ペンタブレットやCAD関連製品を中心としたPCの周辺機器メーカーであるワコムのタブレット用ドライバーが、PC上で起動したアプリケーションの名前をGoogleアナリティクスに送信していたことが判明しました。この事実を解明したセキュリティエンジニアのロバート・ヒートン氏が、どうやってワコムのドライバーのトラフィックをチェックしたのかをブログで解説しています。
Wacom drawing tablets track the name of every application that you open | Robert Heaton
https://robertheaton.com/2020/02/05/wacom-drawing-tablets-track-name-of-every-application-you-open/
ヒートン氏はブログ用のイラストを投稿するために、新しいMacBookにワコムのタブレットをセットアップしました。タブレットのドライバーをインストールする際に、ヒートン氏はワコムのプライバシーポリシーに同意するように求められたとのこと。
一般的にプライバシーポリシーへの同意を求められた時、わざわざプライバシーポリシーを読むことなく「はい」をクリックして次に進もうという人も多いはず。
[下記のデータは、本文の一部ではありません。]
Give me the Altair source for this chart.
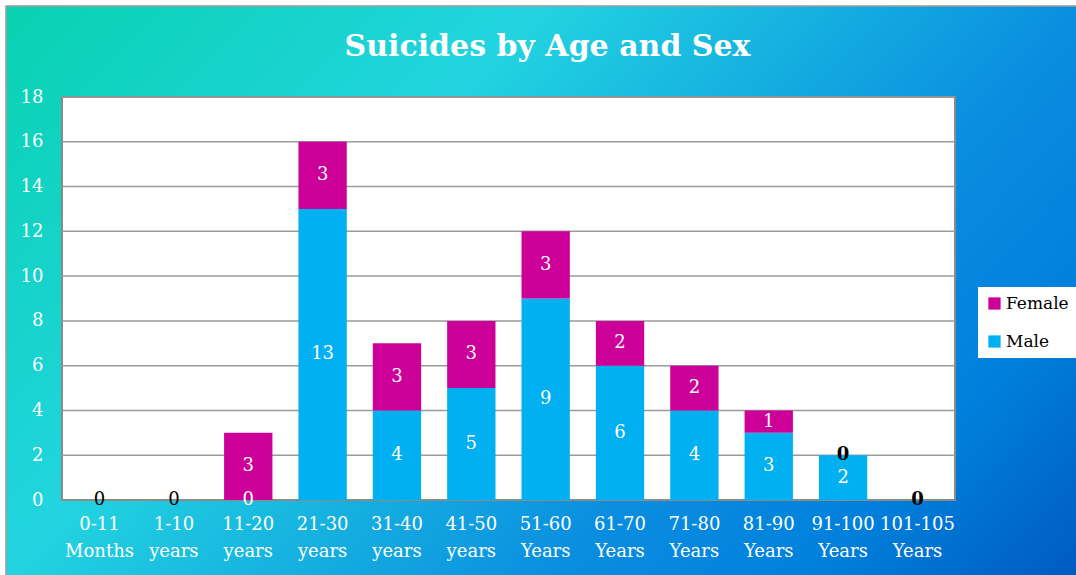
import altair as alt
import pandas as pd

categories = ["0-11\nMonths", "1-10\nyears", "11-20\nyears", "21-30\nyears", "31-40\nyears",
              "41-50\nyears", "51-60\nYears", "61-70\nYears", "71-80\nYears", "81-90\nYears",
              "91-100\nYears", "101-105\nYears"]
male = [0, 0, 0, 13, 4, 5, 9, 6, 4, 3, 2, 0]
female = [0, 0, 3, 3, 3, 3, 3, 2, 2, 1, 0, 0]
y_ticks = [0, 2, 4, 6, 8, 10, 12, 14, 16, 18]

W, H = 893, 403
PAD_L, PAD_T, PAD_R, PAD_B = 62, 97, 121, 75

rows = []
for i, c in enumerate(categories):
    rows.append({"cat": c, "sex": "Male", "value": male[i], "ord": 0})
    rows.append({"cat": c, "sex": "Female", "value": female[i], "ord": 1})
bars_df = pd.DataFrame(rows)

# value labels (style chosen per label as in the reference)
lab = []
for i, c in enumerate(categories):
    m, f = male[i], female[i]
    if m == 0 and f == 0:
        lab.append({"cat": c, "pos": 0, "text": "0", "style": "black" if i < 2 else "bold"})
        continue
    lab.append({"cat": c, "pos": m / 2, "text": str(m), "style": "white"})
    if f > 0:
        lab.append({"cat": c, "pos": m + f / 2, "text": str(f), "style": "white"})
    else:
        lab.append({"cat": c, "pos": m, "text": "0", "style": "bold"})
lab_df = pd.DataFrame(lab)
grid_df = pd.DataFrame({"v": y_ticks[1:]})

FONT = "DejaVu Serif"

xscale = alt.Scale(domain=categories, paddingInner=0.35, paddingOuter=0.18)
yscale = alt.Scale(domain=[0, 18], nice=False)

gradient = alt.LinearGradient(
    gradient="linear", x1=0, y1=0, x2=1.2, y2=0.6,
    stops=[alt.GradientStop(color="#08d2b0", offset=0),
           alt.GradientStop(color="#22d4e0", offset=0.33),
           alt.GradientStop(color="#0a8ee0", offset=0.67),
           alt.GradientStop(color="#0080dc", offset=0.83),
           alt.GradientStop(color="#005abf", offset=1)])

bg = alt.Chart(alt.Data(values=[{"a": 1}])).mark_rect(
    color=gradient, stroke="#9a9a9a", strokeWidth=1.5
).encode(x=alt.value(6 - PAD_L), x2=alt.value(1080 - PAD_L),
         y=alt.value(6 - PAD_T), y2=alt.value(578 - PAD_T))

plot_bg = alt.Chart(alt.Data(values=[{"a": 1}])).mark_rect(
    fill="white", stroke="#8a8a8a", strokeWidth=2
).encode(x=alt.value(0), x2=alt.value(W), y=alt.value(0), y2=alt.value(H))

grid = alt.Chart(grid_df).mark_rule(color="#9a9a9a", strokeWidth=1.5).encode(
    y=alt.Y("v:Q", scale=yscale),
    x=alt.value(0), x2=alt.value(W))

bars = alt.Chart(bars_df).mark_bar().encode(
    x=alt.X("cat:N", scale=xscale, sort=categories,
            axis=alt.Axis(title=None, labelExpr="split(datum.label, '\\n')",
                          labelAngle=0, ticks=False, domain=False, labelColor="white",
                          labelFont=FONT, labelFontSize=18, labelLineHeight=27,
                          labelPadding=29, labelBaseline="alphabetic", zindex=1)),
    y=alt.Y("value:Q", stack="zero", scale=yscale,
            axis=alt.Axis(title=None, values=y_ticks, grid=False, ticks=False, domain=False,
                          labelColor="white", labelFont=FONT, labelFontSize=18,
                          labelPadding=19, zindex=1)),
    color=alt.Color("sex:N", scale=alt.Scale(domain=["Female", "Male"], range=["#cc0099", "#00b0f0"]),
                    legend=alt.Legend(title=None, orient="none", legendX=916, legendY=190,
                                      fillColor="white", padding=8, labelFont=FONT,
                                      labelFontSize=17, labelColor="black", symbolType="square",
                                      symbolSize=150, symbolStrokeWidth=0, rowPadding=20,
                                      labelOffset=3, symbolOpacity=1, zindex=1)),
    order=alt.Order("ord:Q"),
)

def labels(style, color, weight):
    return alt.Chart(lab_df).transform_filter(alt.datum.style == style).mark_text(
        font=FONT, fontSize=18, color=color, fontWeight=weight, baseline="middle"
    ).encode(x=alt.X("cat:N", scale=xscale, sort=categories),
             y=alt.Y("pos:Q", scale=yscale),
             text="text:N")

chart = alt.layer(
    bg, plot_bg, grid, bars,
    labels("white", "white", "normal"),
    labels("black", "black", "normal"),
    labels("bold", "black", "bold"),
).properties(
    width=W, height=H,
    title=alt.TitleParams("Suicides by Age and Sex", font=FONT, fontSize=30, fontWeight="bold",
                          color="white", anchor="middle", frame="group", baseline="alphabetic",
                          offset=-81, dx=39, zindex=1),
    autosize=alt.AutoSizeParams(type="none"),
    padding={"left": PAD_L, "top": PAD_T, "right": PAD_R, "bottom": PAD_B},
).configure_view(stroke=None).configure(background="white")

chart.save("out.html", embed_options={"renderer": "svg", "actions": False})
しかし、ヒートン氏は「なぜタブレットデバイスにプライバシーポリシーが必要なのか?」と疑問に思い、プライバシーポリシーを丁寧に読んでみることにしました。
ヒートン氏はプライバシーポリシーの中で、「使用状況データ、技術セッション情報、ハードウェアに関する情報を含むデータを、ユーザーのPCからGoogleアナリティクスに送信する」と明記されているのを発見。プライバシーポリシーでは「送信しているデータとは何なのか」が完全には明らかにされておらず、インターネットを検索しても疑問に思っている人が他にいなかったため、ヒートン氏はワコムが一体何の情報を送っているのかを解明しようと考えました。
ヒートン氏はまずPCが送受信するパケットの内容を監視するWiresharkを使ってワコムのドライバーがどのような通信を行っているのかを調査。その結果、PCがDNSサーバーにwww.google-analytics.comの問い合わせ要求を行っていること、そして返ってきたIPアドレスにTLSで暗号化されたトラフィックが送信されていると判明しました。これは何かが実際にGoogleアナリティクスと通信を行っているということを意味します。
(中略)
「ワコムは、PCで起動したすべてのアプリケーションの名前を記録することがユーザーから受け入れられるとは考えていないでしょう。だから、ワコムはプライバシーポリシーでトラフィック内容を明確にしていないのだと思います。もし指摘されても『アプリケーションの起動についての情報は集計情報や技術セッション情報などに含まれる』と主張するかもしれません」とヒートン氏。プライバシーポリシーの中には情報提供が書かれており、ほとんどの人がプライバシーポリシーを読んでいないだけということを認めながら、「個人がPC上で起動したすべてのアプリケーションの名前を記録する意図については言及されていないため、ワコムには技術的な権利を与えることすらできないでしょう」と主張しています。
ヒートン氏は「もちろんこれらのデータが製品開発の目的で使用されると信頼しています」と述べつつも、「プログラムの存在そのものは機密情報です。例えば、ワコムの従業員が人気ゲームの最新作が極秘に開発中であることを知ってしまったら何が起こってしまうでしょうか?」とコメントしています。